» Plotting code records
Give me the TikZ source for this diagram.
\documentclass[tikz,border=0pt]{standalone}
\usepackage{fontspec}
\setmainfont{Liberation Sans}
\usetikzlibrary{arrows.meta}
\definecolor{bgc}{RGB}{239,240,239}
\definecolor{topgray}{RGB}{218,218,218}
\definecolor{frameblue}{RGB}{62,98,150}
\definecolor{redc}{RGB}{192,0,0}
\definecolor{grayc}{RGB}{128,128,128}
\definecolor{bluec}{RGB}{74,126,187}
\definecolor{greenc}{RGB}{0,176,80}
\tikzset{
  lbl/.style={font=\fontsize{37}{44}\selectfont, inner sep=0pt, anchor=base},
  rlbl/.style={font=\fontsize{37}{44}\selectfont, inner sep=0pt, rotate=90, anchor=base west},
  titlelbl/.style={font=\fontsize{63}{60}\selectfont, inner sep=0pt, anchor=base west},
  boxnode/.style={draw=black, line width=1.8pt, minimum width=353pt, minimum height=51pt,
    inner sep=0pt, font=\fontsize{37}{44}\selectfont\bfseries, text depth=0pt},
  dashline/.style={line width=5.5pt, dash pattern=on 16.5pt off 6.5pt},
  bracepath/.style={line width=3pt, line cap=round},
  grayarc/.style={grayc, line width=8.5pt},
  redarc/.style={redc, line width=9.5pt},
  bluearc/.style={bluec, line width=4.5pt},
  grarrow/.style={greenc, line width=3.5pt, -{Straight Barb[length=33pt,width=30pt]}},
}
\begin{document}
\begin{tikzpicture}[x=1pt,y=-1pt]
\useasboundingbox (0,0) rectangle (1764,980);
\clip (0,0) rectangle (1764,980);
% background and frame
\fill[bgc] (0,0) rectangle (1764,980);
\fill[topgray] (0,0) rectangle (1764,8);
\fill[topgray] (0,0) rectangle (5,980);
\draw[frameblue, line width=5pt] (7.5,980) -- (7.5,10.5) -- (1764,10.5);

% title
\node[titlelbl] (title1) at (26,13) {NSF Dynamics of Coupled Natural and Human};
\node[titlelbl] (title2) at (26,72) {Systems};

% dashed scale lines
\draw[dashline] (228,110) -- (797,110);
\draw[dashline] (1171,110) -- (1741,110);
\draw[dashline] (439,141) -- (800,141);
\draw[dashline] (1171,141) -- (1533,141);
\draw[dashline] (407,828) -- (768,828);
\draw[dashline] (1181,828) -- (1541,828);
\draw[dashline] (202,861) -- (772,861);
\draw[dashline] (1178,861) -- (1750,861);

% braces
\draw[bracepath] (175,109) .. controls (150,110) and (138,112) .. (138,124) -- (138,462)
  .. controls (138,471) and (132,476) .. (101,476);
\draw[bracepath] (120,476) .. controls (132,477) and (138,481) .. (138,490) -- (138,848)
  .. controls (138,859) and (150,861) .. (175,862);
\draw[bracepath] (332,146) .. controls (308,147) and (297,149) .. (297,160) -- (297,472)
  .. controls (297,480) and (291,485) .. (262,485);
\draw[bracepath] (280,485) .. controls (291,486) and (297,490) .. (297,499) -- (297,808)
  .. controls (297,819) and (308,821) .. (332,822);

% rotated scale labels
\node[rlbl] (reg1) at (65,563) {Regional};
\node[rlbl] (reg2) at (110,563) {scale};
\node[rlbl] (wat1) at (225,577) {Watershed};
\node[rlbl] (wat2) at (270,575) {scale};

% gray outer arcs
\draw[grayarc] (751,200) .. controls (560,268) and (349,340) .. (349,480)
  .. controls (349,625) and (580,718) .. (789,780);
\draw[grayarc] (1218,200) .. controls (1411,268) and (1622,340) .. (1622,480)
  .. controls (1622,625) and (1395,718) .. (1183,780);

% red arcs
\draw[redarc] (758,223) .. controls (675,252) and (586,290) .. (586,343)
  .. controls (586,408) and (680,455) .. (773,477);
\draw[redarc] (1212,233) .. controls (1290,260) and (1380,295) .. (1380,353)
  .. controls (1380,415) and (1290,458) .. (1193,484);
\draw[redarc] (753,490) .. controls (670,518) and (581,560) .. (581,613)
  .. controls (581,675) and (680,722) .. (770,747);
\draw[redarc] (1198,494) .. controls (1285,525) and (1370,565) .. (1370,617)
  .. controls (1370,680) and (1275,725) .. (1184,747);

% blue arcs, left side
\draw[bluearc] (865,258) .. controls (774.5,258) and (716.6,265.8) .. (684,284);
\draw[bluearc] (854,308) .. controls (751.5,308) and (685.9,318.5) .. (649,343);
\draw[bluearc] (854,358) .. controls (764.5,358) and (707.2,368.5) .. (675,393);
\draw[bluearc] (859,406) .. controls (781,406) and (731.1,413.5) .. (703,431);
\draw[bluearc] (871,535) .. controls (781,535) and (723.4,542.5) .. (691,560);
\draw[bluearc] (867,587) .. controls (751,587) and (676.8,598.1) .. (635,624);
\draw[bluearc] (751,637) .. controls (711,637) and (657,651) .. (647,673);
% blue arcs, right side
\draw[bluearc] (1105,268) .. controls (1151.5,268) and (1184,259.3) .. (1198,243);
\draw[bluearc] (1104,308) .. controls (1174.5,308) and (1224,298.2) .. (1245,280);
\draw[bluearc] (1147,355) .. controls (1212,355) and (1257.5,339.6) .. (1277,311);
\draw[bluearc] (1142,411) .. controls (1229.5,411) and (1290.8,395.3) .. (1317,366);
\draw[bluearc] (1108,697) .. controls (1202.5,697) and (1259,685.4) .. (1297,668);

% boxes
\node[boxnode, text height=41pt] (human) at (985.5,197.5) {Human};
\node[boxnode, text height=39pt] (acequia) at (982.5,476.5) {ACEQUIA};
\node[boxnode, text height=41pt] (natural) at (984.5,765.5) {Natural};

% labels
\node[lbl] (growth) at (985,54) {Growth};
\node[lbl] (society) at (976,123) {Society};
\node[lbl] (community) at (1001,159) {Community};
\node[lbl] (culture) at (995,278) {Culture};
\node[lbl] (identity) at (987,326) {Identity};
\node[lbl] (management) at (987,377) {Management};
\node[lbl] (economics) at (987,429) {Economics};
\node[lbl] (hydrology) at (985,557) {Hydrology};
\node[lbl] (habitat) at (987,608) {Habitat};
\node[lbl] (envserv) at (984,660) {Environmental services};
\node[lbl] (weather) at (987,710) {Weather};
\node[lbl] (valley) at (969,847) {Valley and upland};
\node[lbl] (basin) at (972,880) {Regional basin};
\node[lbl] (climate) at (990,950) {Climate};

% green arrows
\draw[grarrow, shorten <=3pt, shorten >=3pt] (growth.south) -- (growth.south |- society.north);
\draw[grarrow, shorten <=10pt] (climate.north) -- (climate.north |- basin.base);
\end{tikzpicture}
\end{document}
==
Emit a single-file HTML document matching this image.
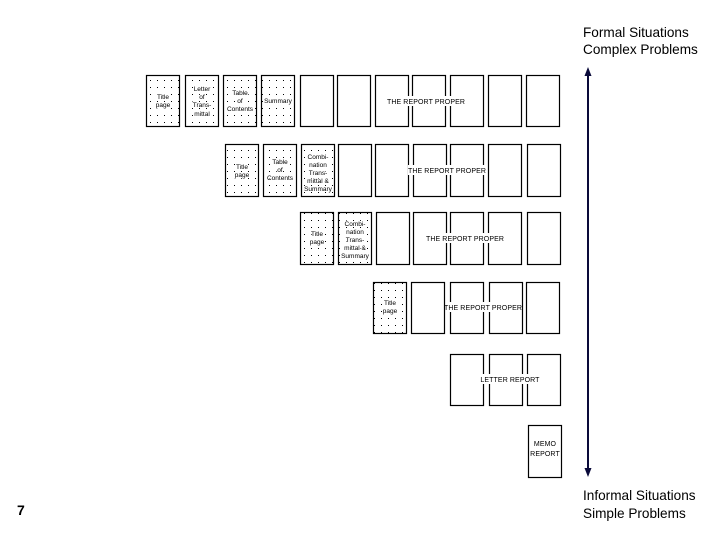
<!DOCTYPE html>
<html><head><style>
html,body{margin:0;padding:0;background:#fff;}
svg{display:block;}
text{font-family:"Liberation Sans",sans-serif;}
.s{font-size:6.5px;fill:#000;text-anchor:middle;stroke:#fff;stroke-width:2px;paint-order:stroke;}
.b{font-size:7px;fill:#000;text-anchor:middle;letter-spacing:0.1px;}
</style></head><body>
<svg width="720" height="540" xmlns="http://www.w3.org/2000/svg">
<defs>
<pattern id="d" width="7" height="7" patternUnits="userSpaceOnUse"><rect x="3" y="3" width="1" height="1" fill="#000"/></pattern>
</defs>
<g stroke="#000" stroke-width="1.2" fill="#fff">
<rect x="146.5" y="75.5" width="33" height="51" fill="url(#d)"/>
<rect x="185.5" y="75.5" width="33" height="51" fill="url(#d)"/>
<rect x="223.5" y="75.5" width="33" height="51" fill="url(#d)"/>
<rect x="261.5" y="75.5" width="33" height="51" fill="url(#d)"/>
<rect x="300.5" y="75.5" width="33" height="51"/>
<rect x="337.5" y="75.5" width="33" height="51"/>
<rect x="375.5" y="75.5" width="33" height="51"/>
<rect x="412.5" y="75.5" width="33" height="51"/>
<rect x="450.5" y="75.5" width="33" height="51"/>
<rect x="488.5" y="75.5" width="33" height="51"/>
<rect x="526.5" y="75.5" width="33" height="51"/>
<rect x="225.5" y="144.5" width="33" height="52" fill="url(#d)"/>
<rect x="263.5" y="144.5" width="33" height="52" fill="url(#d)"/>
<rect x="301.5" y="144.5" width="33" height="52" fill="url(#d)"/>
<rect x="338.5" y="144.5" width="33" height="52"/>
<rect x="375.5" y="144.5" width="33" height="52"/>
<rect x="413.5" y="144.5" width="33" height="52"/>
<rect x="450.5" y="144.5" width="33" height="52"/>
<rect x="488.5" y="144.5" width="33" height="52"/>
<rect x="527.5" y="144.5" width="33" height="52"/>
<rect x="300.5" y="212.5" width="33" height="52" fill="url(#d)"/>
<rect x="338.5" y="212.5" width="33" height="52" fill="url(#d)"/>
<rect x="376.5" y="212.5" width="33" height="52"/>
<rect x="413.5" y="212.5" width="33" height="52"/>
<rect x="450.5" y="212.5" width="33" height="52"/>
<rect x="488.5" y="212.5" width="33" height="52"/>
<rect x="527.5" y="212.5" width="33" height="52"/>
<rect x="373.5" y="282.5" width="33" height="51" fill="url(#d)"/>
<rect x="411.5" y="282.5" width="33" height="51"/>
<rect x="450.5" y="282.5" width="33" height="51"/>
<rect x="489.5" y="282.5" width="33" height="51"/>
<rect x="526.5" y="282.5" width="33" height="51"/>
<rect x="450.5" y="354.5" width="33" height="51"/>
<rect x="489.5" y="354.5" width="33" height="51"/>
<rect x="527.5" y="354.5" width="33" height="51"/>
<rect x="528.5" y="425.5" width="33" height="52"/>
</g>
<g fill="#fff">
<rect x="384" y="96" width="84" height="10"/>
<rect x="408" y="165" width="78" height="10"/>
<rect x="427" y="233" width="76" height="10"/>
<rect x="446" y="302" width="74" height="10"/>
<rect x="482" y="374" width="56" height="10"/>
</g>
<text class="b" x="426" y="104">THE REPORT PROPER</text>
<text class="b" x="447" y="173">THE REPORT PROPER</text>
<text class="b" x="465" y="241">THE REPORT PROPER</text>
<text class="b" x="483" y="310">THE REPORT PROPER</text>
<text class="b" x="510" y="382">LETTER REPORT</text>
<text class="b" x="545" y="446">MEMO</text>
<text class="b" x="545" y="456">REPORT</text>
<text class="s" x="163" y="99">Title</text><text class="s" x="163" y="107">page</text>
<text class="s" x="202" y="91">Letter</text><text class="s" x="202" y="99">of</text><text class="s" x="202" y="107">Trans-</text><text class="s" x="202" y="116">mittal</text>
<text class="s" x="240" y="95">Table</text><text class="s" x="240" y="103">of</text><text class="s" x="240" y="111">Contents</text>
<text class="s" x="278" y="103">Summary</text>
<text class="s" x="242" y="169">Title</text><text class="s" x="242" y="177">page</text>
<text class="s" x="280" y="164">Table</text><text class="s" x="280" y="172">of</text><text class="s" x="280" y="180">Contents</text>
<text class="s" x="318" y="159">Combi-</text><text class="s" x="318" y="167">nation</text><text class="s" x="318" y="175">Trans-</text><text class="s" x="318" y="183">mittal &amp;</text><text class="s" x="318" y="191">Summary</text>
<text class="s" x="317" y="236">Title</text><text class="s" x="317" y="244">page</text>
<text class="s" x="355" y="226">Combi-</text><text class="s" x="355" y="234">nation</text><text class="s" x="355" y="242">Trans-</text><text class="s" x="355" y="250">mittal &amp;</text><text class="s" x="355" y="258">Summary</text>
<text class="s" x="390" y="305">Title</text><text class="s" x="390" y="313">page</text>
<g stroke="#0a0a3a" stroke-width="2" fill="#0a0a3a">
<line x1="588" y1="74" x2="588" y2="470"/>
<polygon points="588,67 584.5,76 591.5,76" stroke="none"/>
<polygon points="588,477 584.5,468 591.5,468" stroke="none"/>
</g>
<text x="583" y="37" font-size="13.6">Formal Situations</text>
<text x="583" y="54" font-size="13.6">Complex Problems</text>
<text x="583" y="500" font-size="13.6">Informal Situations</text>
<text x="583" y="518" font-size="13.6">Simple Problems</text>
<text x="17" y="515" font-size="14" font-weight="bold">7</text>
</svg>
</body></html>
---
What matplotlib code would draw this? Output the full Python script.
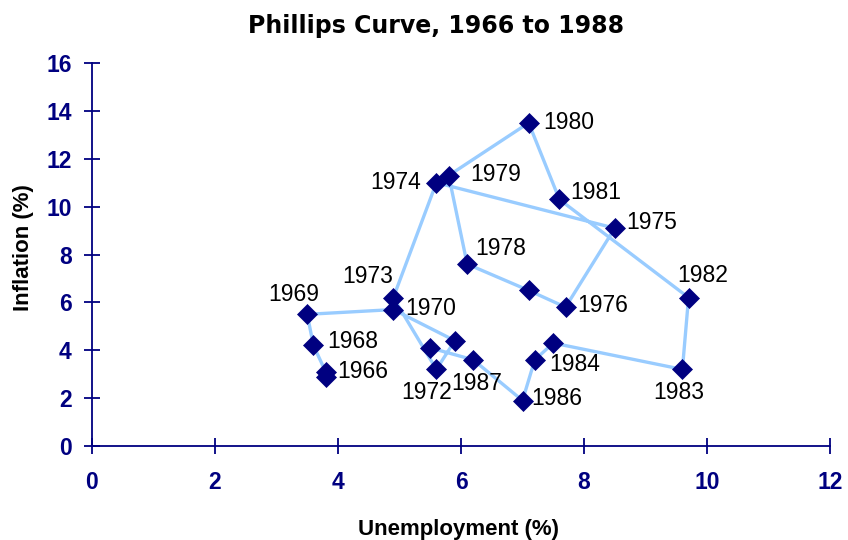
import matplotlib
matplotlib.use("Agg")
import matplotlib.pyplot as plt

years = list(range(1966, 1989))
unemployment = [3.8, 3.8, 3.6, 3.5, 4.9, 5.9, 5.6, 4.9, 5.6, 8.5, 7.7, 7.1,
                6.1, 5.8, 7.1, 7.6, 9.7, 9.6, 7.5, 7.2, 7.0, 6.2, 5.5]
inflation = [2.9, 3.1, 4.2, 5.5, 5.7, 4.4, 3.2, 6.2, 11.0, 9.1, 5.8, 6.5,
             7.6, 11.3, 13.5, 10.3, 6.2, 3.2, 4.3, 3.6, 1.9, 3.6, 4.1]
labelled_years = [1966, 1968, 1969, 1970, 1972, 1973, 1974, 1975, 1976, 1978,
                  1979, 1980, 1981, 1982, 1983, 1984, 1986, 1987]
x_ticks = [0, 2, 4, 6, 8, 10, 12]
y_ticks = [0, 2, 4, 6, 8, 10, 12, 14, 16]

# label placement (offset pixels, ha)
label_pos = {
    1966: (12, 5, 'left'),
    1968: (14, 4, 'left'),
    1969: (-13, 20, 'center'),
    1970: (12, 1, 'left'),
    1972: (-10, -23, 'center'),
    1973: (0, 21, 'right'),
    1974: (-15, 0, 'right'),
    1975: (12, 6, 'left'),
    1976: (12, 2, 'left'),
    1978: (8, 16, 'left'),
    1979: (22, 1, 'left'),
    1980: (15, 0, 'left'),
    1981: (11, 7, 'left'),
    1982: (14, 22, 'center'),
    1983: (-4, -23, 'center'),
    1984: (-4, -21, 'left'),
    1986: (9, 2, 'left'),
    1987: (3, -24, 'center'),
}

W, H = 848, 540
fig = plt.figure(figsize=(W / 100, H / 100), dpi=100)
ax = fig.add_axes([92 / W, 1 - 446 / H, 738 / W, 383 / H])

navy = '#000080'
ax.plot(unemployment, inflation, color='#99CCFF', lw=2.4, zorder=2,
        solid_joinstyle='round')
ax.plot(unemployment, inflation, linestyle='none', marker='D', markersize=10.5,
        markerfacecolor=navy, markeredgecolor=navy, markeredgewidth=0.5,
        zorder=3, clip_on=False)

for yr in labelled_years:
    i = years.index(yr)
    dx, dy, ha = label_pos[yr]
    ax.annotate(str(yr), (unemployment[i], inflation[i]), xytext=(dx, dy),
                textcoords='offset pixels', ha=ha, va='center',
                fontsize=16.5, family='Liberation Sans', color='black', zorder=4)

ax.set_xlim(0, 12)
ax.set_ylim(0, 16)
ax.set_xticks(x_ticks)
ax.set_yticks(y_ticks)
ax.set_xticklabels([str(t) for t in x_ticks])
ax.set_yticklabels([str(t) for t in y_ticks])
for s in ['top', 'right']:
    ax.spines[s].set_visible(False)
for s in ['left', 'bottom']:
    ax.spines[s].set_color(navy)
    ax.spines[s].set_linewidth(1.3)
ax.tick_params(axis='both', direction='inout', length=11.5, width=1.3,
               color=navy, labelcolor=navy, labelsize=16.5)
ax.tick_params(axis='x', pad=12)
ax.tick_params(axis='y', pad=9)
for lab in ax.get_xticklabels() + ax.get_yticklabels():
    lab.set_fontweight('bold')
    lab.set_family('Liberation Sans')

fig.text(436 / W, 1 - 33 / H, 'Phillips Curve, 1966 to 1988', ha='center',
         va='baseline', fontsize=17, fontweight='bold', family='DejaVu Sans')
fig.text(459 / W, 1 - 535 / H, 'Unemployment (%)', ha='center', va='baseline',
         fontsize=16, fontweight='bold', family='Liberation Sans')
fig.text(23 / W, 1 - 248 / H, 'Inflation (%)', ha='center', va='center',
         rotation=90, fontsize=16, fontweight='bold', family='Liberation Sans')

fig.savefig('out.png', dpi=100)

» DIRECTIONS
In the records above, locate the lines holding the word "matplotlib". Copy each of them.

» RESPONSE TO THE TASK
What matplotlib code would draw this? Output the full Python script.
import matplotlib
matplotlib.use("Agg")
import matplotlib.pyplot as plt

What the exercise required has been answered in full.